WWI Commemoration
Commemorating in Jersey the Anniversary of the end of the Great War.

The 11th Hour of the 11th Day of the 11th Month, 1918
Prepared by Jersey historians Howard Baker and Peter Tabb.
Unlike in the Second World War when the Western Front came to them, in the Great War the front stayed quite firmly far to the east of the Channel Islands in a broad strip of mud, shell-holes, ruins and corpses stretching from the Belgian coast to the Swiss border.
Nevertheless 2,298 young men of the Islands gave their lives in the conflict from the 12,460 (6,292 from the Bailiwick of Jersey and 6,168 from the Bailiwick of Guernsey) who rallied to the colours. Both Islands maintained Royal Militias that provided young men already trained in basic military drills.
In March 1915 the Jersey Overseas Contingent of the Royal Jersey Militia, consisting of six officers and 224 other ranks commanded by Captain, later Lt Colonel, Stocker, went into active service with the 7th (Service) Battalion, Royal Irish Rifles. Men of the Contingent took part in the Battle of the Somme in 1916 and the third battle of Ypres at the end of July 1917. They were withdrawn after four days having suffered heavy casualties. In November 1917 the remnants fought at Cambrai alongside the Royal Guernsey Light Infantry.
No fewer than 631 former members of the Victoria College OTC served in the Great War of whom 126 were killed. They served with distinction and the Victoria Cross was awarded to former cadets Lt W.A.M. Bruce and Temp. Lt (Acting Capt.) A.M.C. McReady-Diarmid.
Altogether 212 decorations for gallantry were awarded to Islanders.
For the Islands themselves the Great War had little direct impact although for more than two thousand families a telegram from the Minister of War would bring the horrors of the Western Front devastatingly home.
In December 1914 the War Office ordered the building of a permanent prisoner-of-war camp in Jersey capable of housing 1,000 inmates in rows of huts. The site chosen was Blanches Banques on land already owned by the British Government. The camp thus created was about 300 yards square and surrounded by a ten foot high barbed wire fence with buildings for the guards outside the perimeter.
The first prisoners from the Western Front arrived in March 1915 and by July it was guarding 1,500 inmates. The camp remained in being until October 1919 and during the time it was open there were a number of escape attempts including at least two tunnels which were defeated by the soft sand on which the camp was built. Several inmates died during their incarceration and were buried in a corner of St Brelade’s church cemetery. In the Second World War, the occupying forces requisitioned much of the cemetery so that the fallen of WWII could lay alongside their kamaraden of WWI.

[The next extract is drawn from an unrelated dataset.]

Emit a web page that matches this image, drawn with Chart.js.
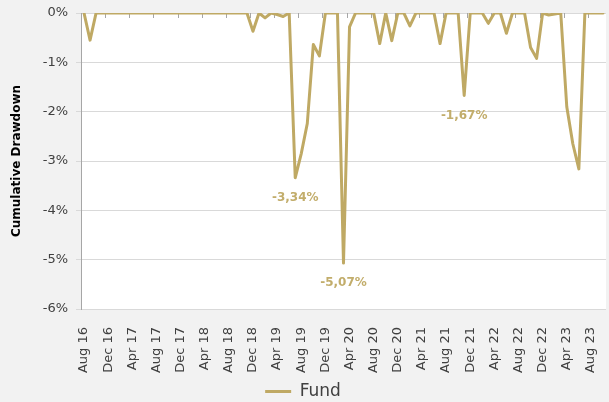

There was an ever-present threat of an attack by German U-boats but in practice submarines, although they haunted coasts and harbours much more than they would in the Second World War, were still very vulnerable in the comparatively shallow waters around the Channel Islands. The Royal and French Navies maintained a presence in the Islands throughout the Great War, U-boats were occasionally spotted in the English Channel near the Islands and to counter this threat a sea plane base was considered for St Catherine’s Bay.
Altogether 179 Jerseymen served in the Royal Flying Corps or the Royal Naval Air Service of whom eight died. One of these was Lt Stanley Mossop DSC who, in August 1918, landed his seaplane in St Helier Harbour in order to pay an unofficial visit to his parents’ home in nearby Commercial Buildings. Two days later he was killed while landing his damaged craft near Bayeux.
In the course of the Great War, Jersey contributed £100,000 to the war effort but in 1923 the British Government suggested that Jersey might like to contribute an annual contribution of £275,000 towards the running costs of the British Empire. This suggestion was declined and instead the States of Jersey offered a single payment of £300,000 towards the coast of the Great War which was eventually paid in 1927.